The DocumentScanner has been enhanced to improve two areas: first, it has greatly improved text scanning capabilities to identify alphanumeric term roots; and second, it maintains a new data structure called the TokenLocationMap. The TokenLocationMap is a Map<CaseInsensitiveString, Map<CaseInsensitiveString, Set<String>>>, where the outer Map's key is the individual word found in the Document's contents, while the inner Map's key is the name of the Item in which that term was found. The Set<String> values in the inner map are a HashSet of the following values from the Document: .getUniversalID() + .hasReaders() + .getFormName(). (.hasReaders() is recorded as a String 1 or 0 based on whether any field on the Document has a ReaderName flag. .getFormName() returns the value of the "Form" item in the Document.)
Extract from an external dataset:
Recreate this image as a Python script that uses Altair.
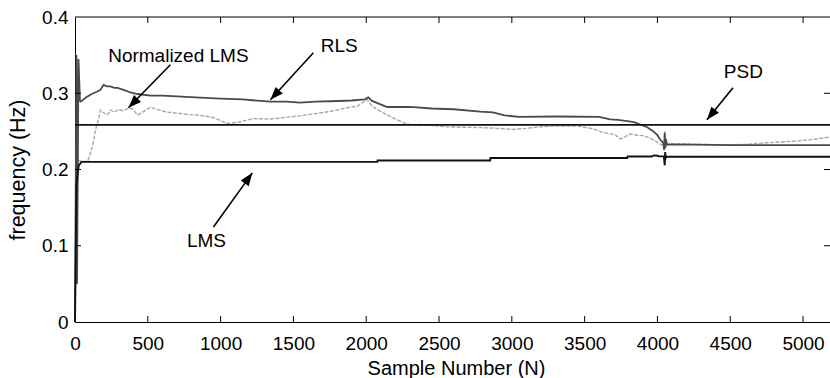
import math
import altair as alt
import pandas as pd

# ---------------- data ----------------
XMAX = 5185
YMAX = 0.4

x_ticks = [0, 500, 1000, 1500, 2000, 2500, 3000, 3500, 4000, 4500, 5000]
y_ticks = [0, 0.1, 0.2, 0.3, 0.4]

psd_x = [0, 5185]
psd_y = [0.2586, 0.2586]

lms_x = [0, 10, 25, 45, 2076, 2078, 2851, 2853, 3792, 3795, 3960, 3975, 4000,
         4010, 4044, 4050, 4053, 4057, 4062, 5185]
lms_y = [0.0, 0.18, 0.205, 0.210, 0.210, 0.2119, 0.2119, 0.2150, 0.2150, 0.2170,
         0.2170, 0.2185, 0.2180, 0.2172, 0.2172, 0.2055, 0.2228, 0.2150, 0.2168, 0.2168]

rls_x = [0, 10, 14, 24, 34, 40, 72, 106, 127, 150, 175, 196, 220, 244, 270, 292,
         333, 381, 429, 520, 600, 700, 861, 1000, 1150, 1342, 1450, 1547, 1650,
         1753, 1900, 1990, 2014, 2040, 2090, 2144, 2300, 2450, 2600, 2783, 2870,
         2950, 3050, 3300, 3600, 3675, 3730, 3792, 3840, 3881, 3930, 3970, 4000,
         4018, 4040, 4046, 4050, 4054, 4058, 4065, 4100, 4500, 5185]
rls_y = [0.0, 0.35, 0.05, 0.345, 0.29, 0.289, 0.294, 0.298, 0.300, 0.302, 0.3045,
         0.311, 0.309, 0.309, 0.307, 0.307, 0.3045, 0.301, 0.299, 0.297, 0.297,
         0.296, 0.2943, 0.293, 0.292, 0.2889, 0.289, 0.2877, 0.289, 0.2895, 0.2905,
         0.292, 0.2945, 0.290, 0.286, 0.282, 0.282, 0.280, 0.279, 0.276, 0.275,
         0.271, 0.269, 0.2695, 0.269, 0.2656, 0.265, 0.2635, 0.262, 0.259, 0.2555,
         0.2503, 0.245, 0.2393, 0.235, 0.226, 0.248, 0.228, 0.240, 0.2327, 0.233,
         0.232, 0.232]

nlms_x = [0, 8, 15, 25, 51, 86, 100, 120, 141, 161, 175, 196, 223, 244, 270, 300,
          330, 360, 395, 429, 470, 518, 560, 635, 700, 780, 861, 950, 1047, 1120,
          1225, 1330, 1427, 1530, 1637, 1750, 1870, 1940, 2005, 2040, 2096, 2180,
          2282, 2360, 2440, 2550, 2650, 2783, 2900, 3009, 3100, 3194, 3300, 3448,
          3558, 3620, 3675, 3710, 3744, 3780, 3812, 3860, 3901, 3950, 3990, 4018,
          4040, 4046, 4050, 4054, 4058, 4065, 4200, 4478, 4600, 4750, 4931, 5050, 5185]
nlms_y = [0.0, 0.15, 0.222, 0.212, 0.2104, 0.2104, 0.218, 0.23, 0.252, 0.265, 0.278,
          0.2744, 0.2717, 0.278, 0.275, 0.279, 0.277, 0.2797, 0.2796, 0.2713, 0.276,
          0.2818, 0.279, 0.2751, 0.274, 0.272, 0.271, 0.268, 0.2603, 0.262, 0.2668,
          0.266, 0.2679, 0.270, 0.2729, 0.276, 0.281, 0.283, 0.292, 0.283, 0.2765,
          0.268, 0.2593, 0.258, 0.2579, 0.256, 0.2555, 0.255, 0.254, 0.2526, 0.254,
          0.2559, 0.257, 0.257, 0.2534, 0.249, 0.2467, 0.2455, 0.2401, 0.243, 0.2466,
          0.245, 0.2444, 0.241, 0.237, 0.2333, 0.232, 0.225, 0.25, 0.228, 0.238,
          0.2335, 0.2335, 0.2322, 0.233, 0.235, 0.2371, 0.239, 0.2425]

# annotations: label text, label position, arrow tail, arrow head (data units)
ann_text = ["Normalized LMS", "RLS", "LMS", "PSD"]
ann_tx = [710, 1815, 903, 4590]
ann_ty = [0.3485, 0.3623, 0.1057, 0.3275]
arr_x1 = [655, 1637, 951, 4519]
arr_y1 = [0.3374, 0.3531, 0.1247, 0.3072]
arr_x2 = [367, 1342, 1218, 4340]
arr_y2 = [0.2809, 0.2914, 0.1956, 0.2652]

# ---------------- layout ----------------
W, H = 755, 305
FONT = "Liberation Sans"

xs = alt.Scale(domain=[0, XMAX], nice=False, zero=False)
ys = alt.Scale(domain=[0, YMAX], nice=False, zero=False)

x_axis = alt.Axis(values=x_ticks, format="d", ticks=False, grid=False,
                  domainColor="black", domainWidth=1, labelFont=FONT,
                  labelFontSize=19, labelColor="black", labelPadding=12,
                  labelFlush=False, title="Sample Number (N)", titleFont=FONT,
                  titleFontSize=20, titleFontWeight="normal", titleColor="black",
                  titleX=381, titleY=52, titleAlign="center",
                  titleBaseline="alphabetic")
y_axis = alt.Axis(values=y_ticks, format=".1~f", ticks=False, grid=False,
                  domainColor="black", domainWidth=1, labelFont=FONT,
                  labelFontSize=19, labelColor="black", labelPadding=7,
                  labelFlush=False, title="frequency (Hz)", titleFont=FONT,
                  titleFontSize=21.5, titleFontWeight="normal", titleColor="black",
                  titleAngle=270, titleX=-50.5, titleY=152.5, titleAlign="center",
                  titleBaseline="alphabetic")


def line_layer(xv, yv, color, width, dash=None):
    df = pd.DataFrame({"x": xv, "y": yv})
    kw = dict(color=color, strokeWidth=width, strokeJoin="miter")
    if dash:
        kw["strokeDash"] = dash
    return alt.Chart(df).mark_line(**kw).encode(
        x=alt.X("x:Q", scale=xs, axis=x_axis),
        y=alt.Y("y:Q", scale=ys, axis=y_axis),
    )


nlms = line_layer(nlms_x, nlms_y, "#a8a8a8", 1.4, [4, 1.5])
rls = line_layer(rls_x, rls_y, "#4a4a4a", 1.8)
lms = line_layer(lms_x, lms_y, "#111111", 1.9)
psd = line_layer(psd_x, psd_y, "#111111", 1.8)

# top frame line
top = alt.Chart(pd.DataFrame({"y": [YMAX]})).mark_rule(
    color="black", strokeWidth=1).encode(y=alt.Y("y:Q", scale=ys))

# inward tick marks (MATLAB style)
tick_rows = []
for v in x_ticks[1:]:
    tick_rows.append({"x": v, "y": 0.0, "a": 0})
    tick_rows.append({"x": v, "y": YMAX, "a": 180})
for v in y_ticks[1:-1]:
    tick_rows.append({"x": 0, "y": v, "a": 90})
    tick_rows.append({"x": XMAX, "y": v, "a": 270})
ticks = alt.Chart(pd.DataFrame(tick_rows)).mark_point(
    shape="M0,0L0,-1", size=144, filled=False, color="black",
    strokeWidth=1, opacity=1).encode(
    x=alt.X("x:Q", scale=xs), y=alt.Y("y:Q", scale=ys),
    angle=alt.Angle("a:Q", scale=None))

# annotations
pxs = W / XMAX
pys = H / YMAX
angles = []
for x1, y1, x2, y2 in zip(arr_x1, arr_y1, arr_x2, arr_y2):
    dx = (x2 - x1) * pxs
    dy = -(y2 - y1) * pys
    angles.append((math.degrees(math.atan2(dx, -dy)) + 360) % 360)

ann_df = pd.DataFrame({"t": ann_text, "tx": ann_tx, "ty": ann_ty,
                       "x1": arr_x1, "y1": arr_y1, "x2": arr_x2, "y2": arr_y2,
                       "ang": angles})

labels = alt.Chart(ann_df).mark_text(font=FONT, fontSize=19, color="black",
                                     align="center", baseline="middle").encode(
    x=alt.X("tx:Q", scale=xs), y=alt.Y("ty:Q", scale=ys), text="t:N")
shafts = alt.Chart(ann_df).mark_rule(color="black", strokeWidth=1.6).encode(
    x=alt.X("x1:Q", scale=xs), y=alt.Y("y1:Q", scale=ys),
    x2="x2:Q", y2="y2:Q")
heads = alt.Chart(ann_df).mark_point(
    shape="M0,0L-0.75,2L0.75,2Z", size=169, filled=True, color="black",
    opacity=1, strokeWidth=0).encode(
    x=alt.X("x2:Q", scale=xs), y=alt.Y("y2:Q", scale=ys),
    angle=alt.Angle("ang:Q", scale=None))

chart = alt.layer(nlms, rls, lms, psd, top, ticks, shafts, heads, labels).properties(
    width=W, height=H,
    padding={"left": 75, "top": 17, "right": 0, "bottom": 56},
    autosize=alt.AutoSizeParams(type="none"),
    background="white",
).configure_view(stroke=None)

chart.save("out.html", embed_options={"renderer": "svg", "actions": False})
Once the DocumentScanner has built the TokenLocationMap for all the Documents, the IndexDatabase then walks the Map, looking at each CaseInsensitiveString key and doing .getDocumentByKey(key, true) on the IndexDatabase's storage database. Since .getDocumentByKey converts the key argument to an MD5 hash value, the hash is used as the UNID for the resulting Document, resulting in extremely fast retrieval times. The resulting Document is known as the TermDoc.
Once we have the TermDoc, we then take the inner Map from our TokenLocationMap and write it as a MIMEEntity to the TermDoc using Java serialization. The Item name for the MIMEEntity is "TermMap_" + the replicaID of the Database that was just scanned. Thus a TermDoc can have 1-n Items, one for each replica ID in which the term was found. Each of those Items can be deserialized into a Map of the Item names and UNIDs in which the term was found by taking the first 32 characters of the Set in the Map's values. Each of those UNIDs is also overloaded with a flag indicating the presence of a ReaderNames list, and the Form assigned to that Document in the target Database.
As a result, we can do some very interesting things with term searching. Given any single word, we can find every known location of that word by accessing a single Document in a single NSF. Further, once we've accessed that Document, we can easily identify the Databases in which it was found, along with the number of Documents containing that term. Further, once we've deserialized the MIMEEntities, we can identify the unique fields in which the term occurs, along with the number of Documents that match that field. Further, we can also consolidate the Form names to identify the number of Documents that match each type of Form.
To accomplish this, we use the IndexQuery object. An IndexQuery can do two basic types of term search: OR and AND. An AND search means that the results must have ALL the terms being queried, while the OR search means that the results must have ANY of the terms. Currently the term searches cannot process more sophisticated syntaxes, but this is more a matter of developing a parser for the search expression than a limitation of the data structure.
When an IndexQuery.execute(IndexDatabase db) is called, it returns an IndexResults object. The IndexResults has a few key methods, like .getTerms(), .getDbids(), .getItems() and .getForms(). Each of these returns a Map<String, AtomicInteger> where the String key is the corresponding term, replicaid, itemname or formname, and the AtomicInteger value is the number of Documents matching that criteria.
The IndexResults also has a .getHits() method which returns a List<IndexHit>. An IndexHit is basically a metadata wrapper for a Document, indicating the replicaID, UNID, formname, item name and term matched to cause this hit to be included. The IndexHit also has a .getDocument(Session session, String serverName) method that returns the Document corresponding to the hit. In the near future, .getHits() will also have paging options built-in, as well as accept arguments to filter out Documents that the current Session does not have access to due to ReaderNames items.
Finally, the IndexDatabase object also has a .getTermStarts(String startsWith, int resultCount) method. This method uses the $TermIndex view in the IndexDatabase's storage NSF to return the known terms matching the startsWith string (up to the number in the resultCount, of course). Thus we can easily provide typeahead capabilities in XPages search inputs that provide typeahead for all terms included in the index, which could cover 1 to N servers in a domain.
So at this point, you might be asking "well, that sounds like a lot of work. How long does all this stuff take?" Current benchmarks indicate that the index construction process mapping out all the terms in an NSF and writing the Maps to the IndexDatabase takes between 60-90 seconds for a database like events4.nsf (depending on CPU and disk I/O contention.) Once the IndexDatabase has been built, the TermIndex view can provide around 30 search term matches out of a set of 32000 terms in around 100ms. Because the total list of terms appearing in all NSFs across a server or domain is relatively stable, updates to this index are not expected to be frequent.
Once search terms have been identified, getting the actual IndexResults is quite fast. Current benchmarking shows term searches with > 1000 hits can be served in about 40ms. Multi-term searches where merging or intersecting the resulting IndexHit Lists adds < 5ms per transaction. What's more, when we search for a term, not only do we get the number of overall matches, but filtering the results on one or more Databases, one or more Items, or one or more Forms, is extremely fast. We can consistently filter results in < 100ms. As a result, it is possible to treat the searching and filtering as real-time transactions against a server, triggered by onChange events rather than specific search requests with potential multi-threading of search processors.
These results could be further optimized by scope caching, REST-service based transaction and XPages lifecycle optimization. The objective of the current capabilities is to provide enough speed to fundamentally change the user's perception of XPages searching across multiple NSFs, and we think this objective has been achieved.